La campagne est lancée. Dimanche 28 mai a été officiellement ouverte la campagne pour les élections générales au Kenya, prévues le 8 août : 19 millions d’électeurs sont appelés aux urnes afin de désigner leur président, leurs parlementaires, gouverneurs et représentants locaux.

L’opposant historique Raila Odinga affrontera le chef de l’Etat sortant Uhuru Kenyatta. Mais les défenseurs des droits humains sont inquiets. Deux ONG, Human Rights Watch (HRW) et ARTICLE 19, publient aujourd’hui un rapport préoccupant sur l’état de la liberté de la presse dans le pays. Au fil d’une cinquantaine pages, les deux organisations rapportent des cas gaves et nombreux d’intimidation, de harcèlement, d’agressions et de meurtres de journalistes commis au Kenya ces dernières années.

Basé à Nairobi, Otsieno Namwaya est chercheur auprès de HRW. Il pointe les menaces pesant sur les droits humains depuis 2013 et l’arrivée au pouvoir d’Uhuru Kenyatta.

Dans votre rapport, vous faites un constat très sombre de l’état de la liberté de la presse.

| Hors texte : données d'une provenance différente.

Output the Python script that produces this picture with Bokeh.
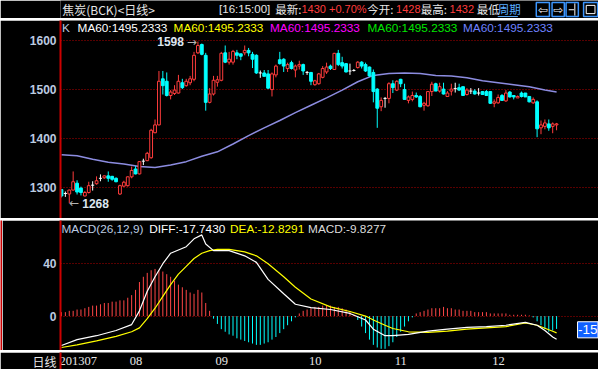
import numpy as np
from bokeh.plotting import figure
from bokeh.layouts import column, row
from bokeh.models import Range1d, FixedTicker
from bokeh.core.properties import value
from bokeh.embed import file_html
from bokeh.resources import INLINE

# ---------------- data ----------------
opens = [1296,1288,1287,1295,1309,1299,1283,1290,1305,1308,1319,1320,1324,1323,1319,1287,1303,1304,1322,1338,
         1328,1354,1355,1361,1412,1428,1522,1517,1488,1492,1493,1514,1508,1514,1521,1575,1592,1570,1474,1491,
         1515,1519,1575,1556,1556,1575,1573,1575,1580,1572,1570,1534,1534,1532,1500,1530,1561,1562,1543,1555,
         1540,1548,1551,1535,1535,1510,1512,1525,1536,1548,1541,1574,1555,1553,1538,1539,1545,1556,1551,1546,
         1535,1501,1465,1482,1482,1512,1499,1521,1500,1478,1480,1488,1486,1468,1467,1496,1512,1497,1501,1486,
         1497,1502,1504,1506,1490,1497,1497,1493,1496,1496,1496,1472,1473,1488,1477,1495,1488,1483,1493,1493,
         1486,1473,1475,1422,1425,1430,1425,1428]
highs = [1297,1292,1296,1333,1315,1302,1293,1312,1313,1323,1327,1325,1333,1324,1321,1306,1314,1323,1343,1344,
         1354,1359,1373,1420,1439,1538,1538,1535,1499,1509,1530,1522,1522,1528,1577,1598,1594,1575,1503,1528,
         1528,1577,1590,1577,1581,1581,1573,1590,1585,1577,1572,1539,1540,1540,1535,1551,1577,1564,1555,1559,
         1551,1559,1553,1538,1536,1520,1534,1548,1555,1551,1575,1581,1567,1554,1553,1542,1558,1558,1555,1547,
         1541,1503,1484,1485,1515,1519,1519,1522,1512,1488,1496,1494,1489,1475,1497,1516,1514,1514,1514,1497,
         1512,1514,1512,1506,1503,1503,1501,1503,1496,1499,1496,1480,1490,1491,1499,1497,1488,1488,1496,1493,
         1486,1484,1478,1437,1439,1439,1433,1432]
lows = [1280,1281,1268,1294,1286,1284,1282,1288,1294,1306,1313,1318,1312,1314,1311,1285,1301,1302,1319,1327,
        1327,1346,1354,1359,1411,1427,1490,1486,1480,1489,1492,1501,1506,1509,1517,1573,1570,1457,1472,1488,
        1506,1517,1554,1551,1551,1562,1560,1570,1568,1544,1532,1524,1532,1501,1486,1525,1551,1536,1536,1541,
        1525,1541,1530,1530,1509,1508,1510,1523,1532,1540,1540,1548,1543,1535,1530,1537,1543,1543,1536,1526,
        1474,1422,1456,1463,1472,1493,1497,1505,1480,1472,1476,1483,1464,1457,1465,1487,1497,1494,1490,1486,
        1488,1494,1497,1488,1488,1491,1490,1488,1489,1487,1471,1464,1471,1477,1475,1484,1480,1483,1484,1485,
        1474,1471,1403,1409,1419,1416,1411,1417]
closes = [1283,1288,1295,1312,1291,1290,1290,1304,1305,1314,1319,1324,1319,1317,1312,1304,1311,1322,1335,1328,
          1353,1354,1370,1417,1428,1517,1508,1488,1495,1499,1517,1504,1517,1522,1570,1590,1572,1474,1491,1519,
          1520,1574,1556,1562,1578,1570,1568,1580,1575,1562,1534,1534,1527,1503,1532,1548,1553,1548,1551,1543,
          1548,1551,1538,1535,1517,1518,1532,1543,1546,1543,1574,1551,1548,1536,1538,1539,1556,1548,1538,1528,
          1496,1462,1478,1482,1512,1504,1517,1512,1480,1485,1488,1485,1465,1472,1496,1511,1497,1506,1491,1493,
          1501,1502,1499,1488,1499,1497,1491,1493,1490,1488,1472,1475,1484,1478,1493,1485,1485,1486,1486,1485,
          1475,1480,1420,1428,1432,1422,1430,1430]

ma_idx = [0,4,8,12,16,20,24,28,32,36,40,44,48,52,56,60,64,68,72,76,80,84,88,92,96,100,104,108,112,116,120,124,127]
ma60 = [1367,1365,1358,1352,1348,1343,1341,1346,1353,1364,1373,1389,1406,1422,1437,1453,1468,1483,1499,1516,
        1529,1533,1534,1533,1529,1528,1524,1518,1514,1510,1506,1499,1495.2333]

diff_idx = [0,4,9,14,18,20,22,24,26,28,32,34,36,37,39,43,47,50,53,57,60,64,69,74,78,80,83,85,89,94,99,104,109,114,119,122,124,126,127]
diff_val = [-22.5,-18,-15,-11,-6.5,4,19,30,40,48,53,59,62,55,50,50,46,41,28,17,9,6.5,5,2,-3,-10,-15,-15,-14,-11.5,-10,-8.7,-8,-7,-4.8,-7,-11,-16,-17.743]
dea_idx = [0,4,9,14,18,20,22,24,26,28,30,32,34,36,38,40,43,47,50,53,57,60,64,69,74,78,80,83,85,89,94,99,104,109,114,119,122,124,126,127]
dea_val = [-24,-22,-19,-15.5,-12,-9,-2,6,15,24,32,38,44,48,50,51,51,49,46,40,30,22,13,7,3.5,0,-3,-7,-9.5,-12,-12.5,-11.5,-10,-9,-8,-5.3,-7,-9.3,-11.6,-12.8291]
macd_hist = [3,3,4,4,5,5,6,7,8,8,9,10,10,11,11,12,12,14,16,20,
             26,30,33,35,36,35,34,32,30,27,24,22,20,18,17,20,18,10,4,-2,
             -6,-10,-12,-14,-15,-17,-18,-19,-20,-21,-22,-22,-21,-20,-18,-16,-13,-10,-7,-4,
             -1,2,4,5,6,7,7,8,8,8,7,7,6,5,3,1,-3,-8,-13,-18,
             -22,-24,-25,-25,-23,-20,-16,-12,-8,-4,-1,2,3,4,5,6,6,6,7,6,
             6,5,5,4,4,4,3,3,3,3,2,2,2,2,2,1,1,1,1,1,
             0.5,-1,-4,-7,-10,-12,-11,-9.8277]

price_ticks = [1300, 1400, 1500, 1600]
macd_ticks = [0, 40]
month_labels = ["201307", "08", "09", "10", "11", "12"]
month_start = [0, 18, 40, 64, 86, 111]

# ---------------- styling ----------------
RED_LINE = "#cc0000"
GRID = "#b00000"
UP = "#ff3c3c"
DOWN = "#00ffff"
DOJI = "#ffffff"
AXIS_TXT = "#bccbe0"
W = 598
LEFT = 60
LAT = value("Liberation Sans")
CJK = value("Noto Sans CJK SC")


def kx(px):            # reference pixel -> candle index units
    return (px - 63) / 4.0


def price_y(py):       # reference pixel -> price
    return 1600 - (py - 41) / 0.515


def macd_y(py):        # reference pixel -> macd value
    return (331 - py) / 1.3825


def base_fig(**kw):
    f = figure(toolbar_location=None, output_backend="svg", title=None, **kw)
    f.background_fill_color = "black"
    f.border_fill_color = "black"
    f.outline_line_color = None
    return f


def red_bar(w, h):
    f = figure(width=w, height=h, toolbar_location=None, output_backend="svg", title=None,
               x_axis_location=None, y_axis_location=None, min_border=0,
               x_range=Range1d(0, 1), y_range=Range1d(0, 1))
    f.background_fill_color = RED_LINE
    f.border_fill_color = RED_LINE
    f.outline_line_color = None
    f.grid.visible = False
    return f


def style_yaxis(f, ticks):
    f.yaxis.ticker = FixedTicker(ticks=ticks)
    f.yaxis.axis_line_color = RED_LINE
    f.yaxis.axis_line_width = 2
    f.yaxis.major_tick_line_color = None
    f.yaxis.minor_tick_line_color = None
    f.yaxis.major_tick_in = 0
    f.yaxis.major_tick_out = 0
    f.yaxis.major_label_standoff = 4
    f.yaxis.major_label_text_color = AXIS_TXT
    f.yaxis.major_label_text_font = "Liberation Sans"
    f.yaxis.major_label_text_font_size = "12px"
    f.yaxis.major_label_text_font_style = "bold"
    f.ygrid.ticker = FixedTicker(ticks=ticks)
    f.ygrid.grid_line_color = GRID
    f.ygrid.grid_line_dash = "1 2"
    f.ygrid.grid_line_width = 1
    f.xgrid.visible = False


xr = Range1d(-0.25, 137.75)

# ---------------- header ----------------
hdr = base_fig(width=W, height=18, x_range=Range1d(0, 614), y_range=Range1d(18.5, 0),
               x_axis_location=None, y_axis_location=None, min_border=0)
hdr.grid.visible = False
hdr.text(x=[2], y=[9], text=["焦炭(BCK)<日线>"], text_color="#e6e6e6", text_font=CJK,
         text_font_size="12px", text_baseline="middle")
hdr.text(x=[181], y=[9], text=["[16:15:00]"], text_color="#e6e6e6", text_font=LAT,
         text_font_size="11.5px", text_baseline="middle")
hdr.text(x=[245, 350, 411, 475], y=[9] * 4, text=["最新:", "今开:", "最高:", "最低"],
         text_color="#e6e6e6", text_font=CJK, text_font_size="11.5px", text_baseline="middle")
hdr.text(x=[275, 383, 444], y=[9] * 3, text=["1430 +0.70%", "1428", "1432"],
         text_color="#ff3c3c", text_font=LAT, text_font_size="11px", text_baseline="middle")
hdr.text(x=[499], y=[9], text=["周期"], text_color="#5aaeff", text_font=CJK,
         text_font_size="11.5px", text_baseline="middle")
hdr.segment(x0=[499], y0=[16.5], x1=[522], y1=[16.5], line_color="#5aaeff", line_width=1)
hdr.quad(left=[543, 561, 577, 597], right=[558, 575, 591, 613], top=[2, 2, 2, 2], bottom=[16.5] * 4,
         fill_color=None, line_color="#3c96ff", line_width=1.5)
hdr.text(x=[550.5, 568], y=[9.5, 9.5], text=["⇦", "⇨"], text_color="#ffffff",
         text_font=value("DejaVu Sans"), text_font_size="12px", text_align="center", text_baseline="middle")
hdr.segment(x0=[587, 580], y0=[3, 9.5], x1=[587, 586], y1=[15.5, 9.5], line_color="#ffffff", line_width=1)
hdr.quad(left=[600], right=[610], top=[5], bottom=[13.5], fill_color=None, line_color="#ffffff", line_width=1)

# ---------------- price panel ----------------
p = base_fig(width=W, height=198, x_range=xr, y_range=Range1d(1237, 1641),
             min_border_left=LEFT, min_border_right=0, min_border_top=0, min_border_bottom=0,
             x_axis_location=None)
style_yaxis(p, price_ticks)

idx = np.arange(len(opens))
o = np.array(opens, float)
c = np.array(closes, float)
h = np.array(highs, float)
l = np.array(lows, float)
up = c > o
dn = c < o
dj = c == o

# moving average
p.line(ma_idx, ma60, line_color="#8c8ce0", line_width=1.5)

# wicks
for mask, col in ((up, UP), (dn, DOWN), (dj, DOJI)):
    p.segment(x0=idx[mask], y0=l[mask], x1=idx[mask], y1=h[mask], line_color=col, line_width=1)
# bodies
p.vbar(x=idx[up], bottom=o[up], top=c[up], width=0.72, fill_color="black", line_color=UP, line_width=1)
p.vbar(x=idx[dn], bottom=c[dn], top=o[dn], width=0.72, fill_color=DOWN, line_color=DOWN, line_width=1)
p.segment(x0=idx[dj] - 0.4, y0=o[dj], x1=idx[dj] + 0.4, y1=o[dj], line_color=DOJI, line_width=1)

# high / low annotation
hi_i = int(np.argmax(h))
lo_i = int(np.argmin(l))
p.text(x=[hi_i], y=[h[hi_i]], text=["→"], text_align="right", text_baseline="middle", x_offset=-1,
       text_color="#b4b4b4", text_font=value("DejaVu Sans"), text_font_size="12px")
p.text(x=[hi_i], y=[h[hi_i]], text=["%d" % h[hi_i]], text_align="right", text_baseline="middle",
       x_offset=-14, text_color="#dce6f0", text_font=LAT, text_font_size="12px",
       text_font_style="bold")
p.text(x=[lo_i], y=[l[lo_i]], text=["←"], text_align="left", text_baseline="middle", x_offset=0,
       text_color="#b4b4b4", text_font=value("DejaVu Sans"), text_font_size="12px")
p.text(x=[lo_i], y=[l[lo_i]], text=["%d" % l[lo_i]], text_align="left", text_baseline="middle",
       x_offset=13, text_color="#dce6f0", text_font=LAT, text_font_size="12px",
       text_font_style="bold")

# legend row
ma_txt = "MA60:%.4f" % ma60[-1]
lx = [kx(63.5), kx(79.5), kx(178), kx(277), kx(377), kx(475)]
ly = [price_y(28)] * 6
p.text(x=lx, y=ly, text=["K"] + [ma_txt] * 5,
       text_color=[AXIS_TXT, "#ffffff", "#ffff00", "#ff00ff", "#00e600", "#6e82ff"],
       text_font=LAT, text_font_size="11.8px", text_baseline="middle")

# ---------------- MACD panel ----------------
MH = 130
m = base_fig(width=W - 2, height=MH, x_range=xr, y_range=Range1d(-26.3, 73),
             min_border_left=LEFT - 2, min_border_right=0, min_border_top=0, min_border_bottom=0,
             x_axis_location=None)
style_yaxis(m, macd_ticks)
hist = np.array(macd_hist, float)
pos = hist >= 0
m.segment(x0=idx[pos], y0=0, x1=idx[pos], y1=hist[pos], line_color="#ff4646", line_width=1)
m.segment(x0=idx[~pos], y0=0, x1=idx[~pos], y1=hist[~pos], line_color=DOWN, line_width=1)
m.line(dea_idx, dea_val, line_color="#ffff00", line_width=1.2)
m.line(diff_idx, diff_val, line_color="#ffffff", line_width=1.2)
m.text(x=[kx(63), kx(153), kx(236), kx(316)], y=[macd_y(239.5)] * 4,
       text=["MACD(26,12,9)", "DIFF:%.4f" % diff_val[-1], "DEA:%.4f" % dea_val[-1], "MACD:%.4f" % macd_hist[-1]],
       text_color=[AXIS_TXT, "#ffffff", "#ffff00", "#dcdcdc"],
       text_font=LAT, text_font_size="11.8px", text_baseline="middle")
# value tag at right edge
m.quad(left=[kx(592.5)], right=[kx(613.5)], top=[macd_y(337)], bottom=[macd_y(354)],
       fill_color="#1060ff", line_color="#ffffff", line_width=1)
m.text(x=[kx(603)], y=[macd_y(345.5)], text=["-15"], text_color="#ffffff", text_align="center",
       text_baseline="middle", text_font=LAT, text_font_size="13.5px")

# ---------------- date axis ----------------
d = base_fig(width=W, height=17, x_range=xr, y_range=Range1d(0, 1),
             min_border_left=LEFT, min_border_right=0, min_border_top=0, min_border_bottom=0,
             x_axis_location=None)
d.grid.visible = False
d.yaxis.ticker = FixedTicker(ticks=[0.5])
d.yaxis.major_label_overrides = {0.5: "日线"}
d.yaxis.axis_line_color = RED_LINE
d.yaxis.axis_line_width = 2
d.yaxis.major_tick_line_color = None
d.yaxis.minor_tick_line_color = None
d.yaxis.major_tick_in = 0
d.yaxis.major_tick_out = 0
d.yaxis.major_label_standoff = 4
d.yaxis.major_label_text_color = "#e6e6e6"
d.yaxis.major_label_text_font = "Noto Sans CJK SC"
d.yaxis.major_label_text_font_size = "12px"
d.text(x=np.array(month_start) - 0.5, y=[0.5] * len(month_start), text=month_labels,
       text_color="#e6e6e6", text_font=value("Liberation Sans Narrow"), text_font_size="12.5px",
       text_baseline="middle", text_align="left")

layout = column(
    hdr,
    red_bar(W, 2),
    p,
    red_bar(W, 2),
    row(red_bar(2, MH), m),
    red_bar(W, 2),
    d,
)

open("out.html", "w").write(file_html(layout, INLINE))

Quels sont les résultats de votre enquête ?

Otsieno Namwaya A deux mois des élections, l’environnement est en effet extrêmement hostile pour les journalistes et les blogueurs kényans. Ceux qui enquêtent sur la lutte contre le terrorisme, la corruption ou la répartition des terres sont systématiquement menacés, qu’ils écrivent en anglais ou en kiswahili, qu’ils habitent en province ou à Nairobi.

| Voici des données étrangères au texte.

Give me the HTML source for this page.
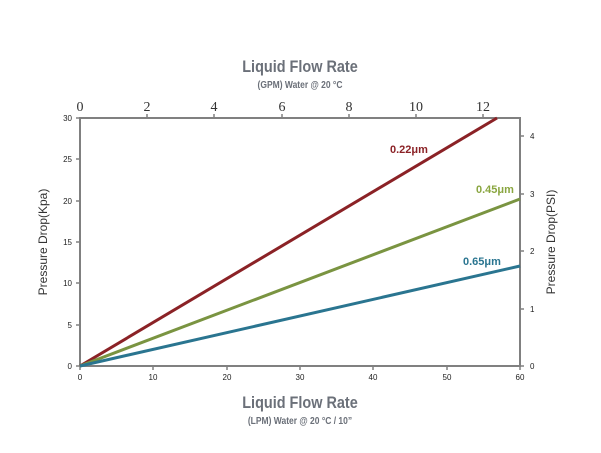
<!DOCTYPE html>
<html><head><style>
body{margin:0;background:#fff;}
svg text{font-family:"Liberation Sans",sans-serif;}
</style></head><body>
<svg width="601" height="448" xmlns="http://www.w3.org/2000/svg">
<text x="300" y="72" text-anchor="middle" font-size="17" font-weight="bold" fill="#6b7079" transform="translate(300,0) scale(0.85,1) translate(-300,0)">Liquid Flow Rate</text>
<text x="300" y="88" text-anchor="middle" font-size="10" font-weight="bold" fill="#6b7079" transform="translate(300,0) scale(0.85,1) translate(-300,0)">(GPM) Water @ 20 °C</text>
<g font-family="Liberation Serif" font-size="14" fill="#333" text-anchor="middle">
<text x="80" y="111" style="font-family:'Liberation Serif',serif">0</text>
<text x="147" y="111" style="font-family:'Liberation Serif',serif">2</text>
<text x="214" y="111" style="font-family:'Liberation Serif',serif">4</text>
<text x="282" y="111" style="font-family:'Liberation Serif',serif">6</text>
<text x="349" y="111" style="font-family:'Liberation Serif',serif">8</text>
<text x="416" y="111" style="font-family:'Liberation Serif',serif">10</text>
<text x="483" y="111" style="font-family:'Liberation Serif',serif">12</text>
</g>
<g stroke="#808080" stroke-width="2" fill="none">
<rect x="80" y="118" width="440" height="248"/>
</g>
<g stroke="#808080" stroke-width="1.5">
<line x1="76" y1="118" x2="80" y2="118"/><line x1="76" y1="159" x2="80" y2="159"/><line x1="76" y1="201" x2="80" y2="201"/><line x1="76" y1="242" x2="80" y2="242"/><line x1="76" y1="283" x2="80" y2="283"/><line x1="76" y1="325" x2="80" y2="325"/><line x1="76" y1="366" x2="80" y2="366"/>
<line x1="520" y1="136" x2="524" y2="136"/><line x1="520" y1="194" x2="524" y2="194"/><line x1="520" y1="251" x2="524" y2="251"/><line x1="520" y1="309" x2="524" y2="309"/><line x1="520" y1="366" x2="524" y2="366"/>
<line x1="80" y1="366" x2="80" y2="370"/><line x1="153" y1="366" x2="153" y2="370"/><line x1="227" y1="366" x2="227" y2="370"/><line x1="300" y1="366" x2="300" y2="370"/><line x1="373" y1="366" x2="373" y2="370"/><line x1="447" y1="366" x2="447" y2="370"/><line x1="520" y1="366" x2="520" y2="370"/>
<line x1="147" y1="114" x2="147" y2="118"/><line x1="214" y1="114" x2="214" y2="118"/><line x1="282" y1="114" x2="282" y2="118"/><line x1="349" y1="114" x2="349" y2="118"/><line x1="416" y1="114" x2="416" y2="118"/><line x1="483" y1="114" x2="483" y2="118"/>
</g>
<g font-size="8" fill="#222" text-anchor="end">
<text x="72" y="121">30</text><text x="72" y="162">25</text><text x="72" y="204">20</text><text x="72" y="245">15</text><text x="72" y="286">10</text><text x="72" y="328">5</text><text x="72" y="369">0</text>
</g>
<g font-size="8" fill="#222">
<text x="530" y="139">4</text><text x="530" y="197">3</text><text x="530" y="254">2</text><text x="530" y="312">1</text><text x="530" y="369">0</text>
</g>
<g font-size="8" fill="#222" text-anchor="middle">
<text x="80" y="380">0</text><text x="153" y="380">10</text><text x="227" y="380">20</text><text x="300" y="380">30</text><text x="373" y="380">40</text><text x="447" y="380">50</text><text x="520" y="380">60</text>
</g>
<text transform="translate(47,242) rotate(-90)" text-anchor="middle" font-size="12" fill="#333">Pressure Drop(Kpa)</text>
<text transform="translate(555,242) rotate(-90)" text-anchor="middle" font-size="12" fill="#333">Pressure Drop(PSI)</text>
<line x1="80" y1="366" x2="497" y2="118" stroke="#8b2226" stroke-width="3"/>
<line x1="80" y1="366" x2="520" y2="199" stroke="#7a9441" stroke-width="3"/>
<line x1="80" y1="366" x2="520" y2="266" stroke="#2a7590" stroke-width="3"/>
<text x="390" y="153" font-size="11" font-weight="bold" fill="#8b2226">0.22μm</text>
<text x="476" y="193" font-size="11" font-weight="bold" fill="#8aa640">0.45μm</text>
<text x="463" y="265" font-size="11" font-weight="bold" fill="#2a7590">0.65μm</text>
<text x="300" y="408" text-anchor="middle" font-size="17" font-weight="bold" fill="#6b7079" transform="translate(300,0) scale(0.85,1) translate(-300,0)">Liquid Flow Rate</text>
<text x="300" y="424" text-anchor="middle" font-size="10" font-weight="bold" fill="#6b7079" transform="translate(300,0) scale(0.85,1) translate(-300,0)">(LPM) Water @ 20 °C / 10”</text>
</svg>
</body></html>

Nous avons documenté des menaces de mort, des arrestations arbitraires et des tabassages en règle contre des journalistes, vraisemblablement ordonnés par les autorités publiques. Au moins deux ont été tués ces dernières années, tel John Kituyi, qui enquêtait sur les poursuites de la Cour pénale internationale [aujourd’hui abandonnées] à l’encontre du vice-président William Ruto. Il a été frappé par des hommes à moto, alors qu’il rentrait chez lui, à Eldoret [vallée du Rift], en 2015.

Nous avons aussi le cas d’une blogueuse anti-corruption de Nairobi, attaquée par un assaillant et qui a failli perdre son œil gauche. Ou le cas d’un reporter d’Eldoret, écrivant sur la répartition des terres : kidnappé, interrogé, menacé, drogué, il a été retrouvé inconscient à plus 40 km de chez lui deux jours plus tard.

Les responsables de ces violences sont-ils jugés et condamnés ?

Absolument pas. L’impunité est la règle. Aucun des cas mentionnés dans le rapport n’a fait l’objet d’une enquête sérieuse de la police. Les journalistes kényans renoncent aujourd’hui à écrire sur certains sujets de peur d’être pris pour cible.

Ainsi, dans le nord du Rift, un photographe, Denis Otieno, a été tué chez lui par des assaillants. Il était menacé après avoir pris des photos de policiers qui avaient tiré et tué sur un chauffeur de moto-taxi de la ville. La famille d’Otieno a porté plainte. Mais la police n’a interrogé personne et l’enquête n’a jamais vraiment débuté.

Quelle est la responsabilité du président Uhuru Kenyatta dans ces atteintes à la liberté de la presse ?

Elle est réelle, même si elle est partagée entre son gouvernement et les autorités locales. Le Kenya avait autrefois une presse relativement libre, surtout comparée aux régimes répressifs de la région comme l’Ethiopie ou le Rwanda. Mais, depuis le début du mandat de Kenyatta, le pays prend une direction très inquiétante. C’est un retour en arrière.

Le gouvernement actuel met une pression énorme sur les médias. Lorsqu’un sujet sensible sort dans la presse, celui-ci n’hésite pas à retirer des pages du journal la publicité publique afin de l’intimider. Et souvent, ça marche. L’autocensure se répand.

Plus généralement, sous le mandat de Kenyatta, la situation des droits humains s’est fortement détériorée avec des cas nombreux d’exactions de la police, d’assassinats extrajudiciaires, d’intimidation des ONG, rapportés notamment par HRW.

Pourtant, Kenyatta était l’un des invités d’honneur du G7 de Taormine, en Italie, et reçu par les leaders du monde entier comme un dirigeant respectable. Aujourd’hui, il est essentiel que les dirigeants étrangers mettent la pression sur Kenyatta afin qu’il garantisse le respect des droits de l’homme et d’élections transparentes.